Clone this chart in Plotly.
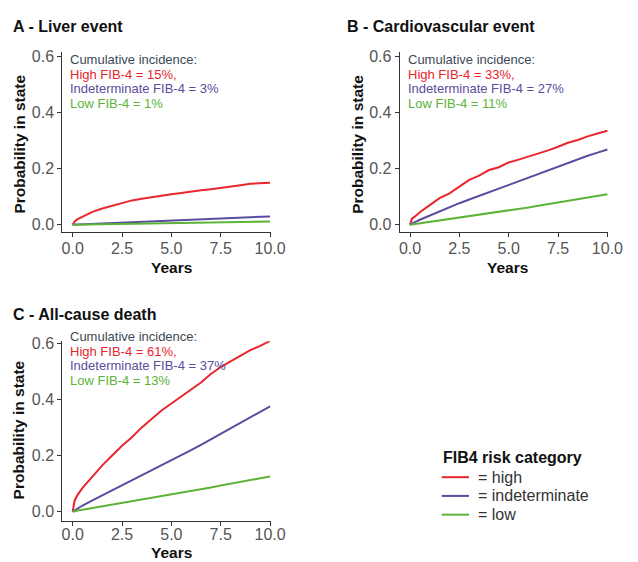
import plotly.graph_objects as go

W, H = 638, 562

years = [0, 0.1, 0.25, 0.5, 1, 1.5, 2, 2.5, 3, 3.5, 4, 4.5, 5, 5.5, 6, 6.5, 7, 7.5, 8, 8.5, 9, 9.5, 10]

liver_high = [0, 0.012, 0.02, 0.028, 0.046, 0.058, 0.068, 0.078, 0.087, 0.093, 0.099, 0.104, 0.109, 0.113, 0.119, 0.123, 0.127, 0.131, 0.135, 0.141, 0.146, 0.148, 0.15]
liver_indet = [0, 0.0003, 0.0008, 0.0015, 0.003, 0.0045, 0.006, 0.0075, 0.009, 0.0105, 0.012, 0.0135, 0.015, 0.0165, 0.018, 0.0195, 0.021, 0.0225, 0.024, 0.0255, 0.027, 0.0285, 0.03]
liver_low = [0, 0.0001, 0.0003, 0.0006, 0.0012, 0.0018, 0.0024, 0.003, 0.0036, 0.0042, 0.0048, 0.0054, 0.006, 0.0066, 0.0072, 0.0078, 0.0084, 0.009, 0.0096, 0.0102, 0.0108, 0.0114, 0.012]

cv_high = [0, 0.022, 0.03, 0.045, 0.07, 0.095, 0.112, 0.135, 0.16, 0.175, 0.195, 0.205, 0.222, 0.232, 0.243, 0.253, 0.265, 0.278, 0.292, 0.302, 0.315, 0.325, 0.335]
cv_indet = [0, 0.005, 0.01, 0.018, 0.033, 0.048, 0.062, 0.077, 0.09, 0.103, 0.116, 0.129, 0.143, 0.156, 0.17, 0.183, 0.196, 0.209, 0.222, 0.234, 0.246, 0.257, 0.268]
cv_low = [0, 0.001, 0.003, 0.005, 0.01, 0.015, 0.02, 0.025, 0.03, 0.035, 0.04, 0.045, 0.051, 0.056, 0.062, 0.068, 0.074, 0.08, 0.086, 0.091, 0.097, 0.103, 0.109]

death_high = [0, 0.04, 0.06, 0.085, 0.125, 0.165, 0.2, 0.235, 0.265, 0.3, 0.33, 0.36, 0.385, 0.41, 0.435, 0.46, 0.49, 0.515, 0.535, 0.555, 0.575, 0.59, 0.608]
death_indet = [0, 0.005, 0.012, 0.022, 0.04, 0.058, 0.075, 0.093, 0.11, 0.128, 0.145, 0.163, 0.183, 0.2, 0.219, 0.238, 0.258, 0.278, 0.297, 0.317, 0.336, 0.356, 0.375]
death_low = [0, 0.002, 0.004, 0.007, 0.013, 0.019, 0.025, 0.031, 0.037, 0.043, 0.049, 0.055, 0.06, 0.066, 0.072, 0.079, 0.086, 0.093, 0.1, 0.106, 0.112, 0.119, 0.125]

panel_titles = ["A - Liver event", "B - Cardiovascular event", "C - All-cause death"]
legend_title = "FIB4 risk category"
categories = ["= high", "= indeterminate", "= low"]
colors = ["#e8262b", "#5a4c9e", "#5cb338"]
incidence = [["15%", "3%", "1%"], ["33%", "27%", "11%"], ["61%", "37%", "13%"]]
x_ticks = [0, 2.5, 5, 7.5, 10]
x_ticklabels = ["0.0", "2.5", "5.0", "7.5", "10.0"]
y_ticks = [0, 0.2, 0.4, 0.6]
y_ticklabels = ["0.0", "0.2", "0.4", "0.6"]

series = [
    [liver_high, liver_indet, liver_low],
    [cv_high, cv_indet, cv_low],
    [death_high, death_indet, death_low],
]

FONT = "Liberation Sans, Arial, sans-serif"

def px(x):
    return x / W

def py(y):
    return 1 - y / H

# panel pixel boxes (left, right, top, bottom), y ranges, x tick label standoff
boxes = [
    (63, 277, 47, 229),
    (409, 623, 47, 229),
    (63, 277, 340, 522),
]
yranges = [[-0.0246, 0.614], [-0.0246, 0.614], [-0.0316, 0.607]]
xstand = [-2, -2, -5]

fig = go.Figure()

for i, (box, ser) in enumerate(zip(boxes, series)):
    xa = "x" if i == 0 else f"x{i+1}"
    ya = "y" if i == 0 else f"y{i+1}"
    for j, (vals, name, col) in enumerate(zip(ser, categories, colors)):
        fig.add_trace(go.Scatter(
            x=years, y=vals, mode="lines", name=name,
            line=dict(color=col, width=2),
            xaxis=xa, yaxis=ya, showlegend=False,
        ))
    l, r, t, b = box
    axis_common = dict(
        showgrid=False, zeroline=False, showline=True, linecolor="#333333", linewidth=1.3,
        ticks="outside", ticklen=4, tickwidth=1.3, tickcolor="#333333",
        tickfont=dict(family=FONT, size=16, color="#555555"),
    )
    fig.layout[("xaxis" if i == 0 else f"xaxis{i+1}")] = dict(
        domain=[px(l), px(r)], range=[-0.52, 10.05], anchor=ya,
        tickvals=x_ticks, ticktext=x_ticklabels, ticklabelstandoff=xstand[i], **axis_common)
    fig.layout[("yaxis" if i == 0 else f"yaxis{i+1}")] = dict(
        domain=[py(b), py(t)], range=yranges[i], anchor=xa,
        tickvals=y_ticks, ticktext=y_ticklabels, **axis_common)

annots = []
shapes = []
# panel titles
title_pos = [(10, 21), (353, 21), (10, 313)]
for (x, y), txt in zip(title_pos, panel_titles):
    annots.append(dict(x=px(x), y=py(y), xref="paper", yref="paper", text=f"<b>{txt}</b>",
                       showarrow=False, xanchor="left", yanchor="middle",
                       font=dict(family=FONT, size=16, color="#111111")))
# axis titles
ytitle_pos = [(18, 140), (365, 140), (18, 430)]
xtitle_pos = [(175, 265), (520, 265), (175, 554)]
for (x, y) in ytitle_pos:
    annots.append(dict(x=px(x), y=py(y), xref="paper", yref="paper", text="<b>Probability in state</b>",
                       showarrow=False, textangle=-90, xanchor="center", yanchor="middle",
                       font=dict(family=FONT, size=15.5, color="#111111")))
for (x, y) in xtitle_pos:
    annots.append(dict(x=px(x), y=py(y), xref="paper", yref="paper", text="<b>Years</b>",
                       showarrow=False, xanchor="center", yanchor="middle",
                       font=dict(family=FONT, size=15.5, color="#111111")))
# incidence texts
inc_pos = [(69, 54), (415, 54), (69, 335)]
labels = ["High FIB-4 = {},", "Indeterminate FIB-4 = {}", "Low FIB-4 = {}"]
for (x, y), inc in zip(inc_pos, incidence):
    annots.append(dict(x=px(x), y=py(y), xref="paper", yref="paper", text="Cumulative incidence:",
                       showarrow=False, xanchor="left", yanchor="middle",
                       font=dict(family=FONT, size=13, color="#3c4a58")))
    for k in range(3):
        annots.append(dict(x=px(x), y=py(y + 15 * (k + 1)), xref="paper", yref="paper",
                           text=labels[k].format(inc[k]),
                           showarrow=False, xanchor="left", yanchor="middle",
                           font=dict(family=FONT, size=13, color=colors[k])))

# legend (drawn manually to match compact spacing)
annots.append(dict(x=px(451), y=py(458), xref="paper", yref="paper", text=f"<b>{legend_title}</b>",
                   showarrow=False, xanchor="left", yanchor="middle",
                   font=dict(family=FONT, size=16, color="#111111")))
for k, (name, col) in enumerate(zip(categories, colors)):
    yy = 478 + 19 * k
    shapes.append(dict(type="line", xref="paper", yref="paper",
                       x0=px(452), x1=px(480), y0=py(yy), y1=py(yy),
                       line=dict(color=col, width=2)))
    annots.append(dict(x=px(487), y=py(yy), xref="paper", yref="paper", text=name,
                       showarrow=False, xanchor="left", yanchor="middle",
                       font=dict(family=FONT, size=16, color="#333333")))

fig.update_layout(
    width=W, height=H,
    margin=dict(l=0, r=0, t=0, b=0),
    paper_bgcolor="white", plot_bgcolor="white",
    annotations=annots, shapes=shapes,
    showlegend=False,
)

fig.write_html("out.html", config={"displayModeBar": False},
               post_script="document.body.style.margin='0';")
· · ·
--- EXERCISE INSTRUCTIONS ---
Reproduce exactly the run of lines that opens the listing and closes with the line holding "9, 9.5, 10]". Pictures are excluded.

--- FULL SOLUTION ---
Clone this chart in Plotly.
import plotly.graph_objects as go

W, H = 638, 562

years = [0, 0.1, 0.25, 0.5, 1, 1.5, 2, 2.5, 3, 3.5, 4, 4.5, 5, 5.5, 6, 6.5, 7, 7.5, 8, 8.5, 9, 9.5, 10]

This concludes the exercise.